More like AZ is next. Nevada is looking pretty blue already with a trifecta in the state government and both Senators.
Plus Orange County California is now completely blue. Orange-friggin-county! Never thought I’d live to see that happen.
Orange County? ORANGE GODDAMNED COUNTY??? Blue???
They’re playing hockey in Hell!
See
http://tinyurl.com/y7y4efpp
While I vehemently disagree with your remarks, I also support ranked choice voting to encourage all citizens to vote and not just those who can stomach the “mainstream” candidates.
I also would like to see “No Candidate” listed on the ballots at least when there is only one choice. Here in Cook County Illinois we had a Soviet-style ballot in which Board President, Sheriff, Treasurer, Recorder of Deeds and County Clerk were unopposed. That’s a travesty of an election. In California, the jungle primary was the chosen answer. I much prefer “No candidate” with the winner having to get more votes than “No candidate”.
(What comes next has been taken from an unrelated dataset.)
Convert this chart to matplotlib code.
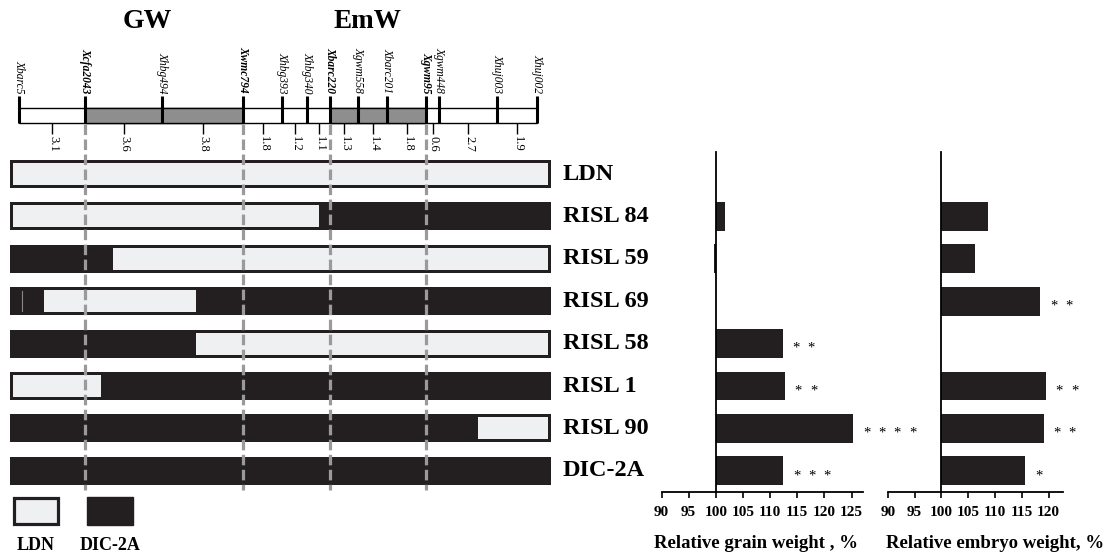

Looks like the gain is now probable D+39 thanks to Cisneros
There are so many needed reforms to American democracy that one hardly knows where to start. Its an Augean stable. Many (Blue) cities have already adopted rank choice voting as well. Was the adoption of the Maine rank choice a bipartisan effort? I read that the Repub loser here attempted to get a federal court to enjoin the ranked choice result. The court refused, but presumably the loser can now appeal that decision and see if Roberts’ Repubs will bite (this time).
Of course this is a superior system in that citizens are given more choices and outcomes more in line with citizen preferences. of course voting systems that operate more along these lines result in greater “satisfaction” with the nation’s government and democracy. Of course there are voting systems vastly superior to our antiquated sclerotic one.
But with the dominance of the “conservative” movement we can’t have nice things. One can cherry pick all one wants, but there is little doubt that reforms of democracy along these lines would almost certainly harm the prospects of a radical rightwing party and the reactionary movement that completely controls it.
One doesn’t like to harp on the haplessness of the Dems as an opposition party, but the rhetoric of the national Dems is simply feeble and short sighted. WE should be labeling ourselves the party of election reform. Massive reform. Of reform of these outmoded, failed systems that continually produce an enormous amount of consternation and (now) tidal waves of post election litigation across every state.
There really is very little doubt that Repubs would (and do!) violently oppose any attempts at real election reform, as they now rely almost exclusively on erecting endless restrictions and obstacles to voting as well as anything that has been shown to produce greater citizen “satisfaction” in other countries. So make them have to constantly own the fact that they are the party of stagnation and citizen dissatisfaction. The Anti-democracy Party: that should be the label Repubs are branded with.
The same can be said for their (serial) democratically illegitimate prezes, and now their democratically illegitimate 5 man “conservative” majority running the Supreme Court. The narrative of (Repub) democratic illegitimacy and failure has to be built if one actually wants to be a party of democratic reform. And Rome wasn’t built in a day.
If you throw out at-large voting, that number dwindles to a handful…
https://www.fairvote.org/research_electoralsystemsus
. . . hate democracy because their actual program is consistently rejected by the majority, so functional democracy consigns them to permanent minority status. But they like power. They want their program enacted, even against the will of the majority. So they cheat. End of story.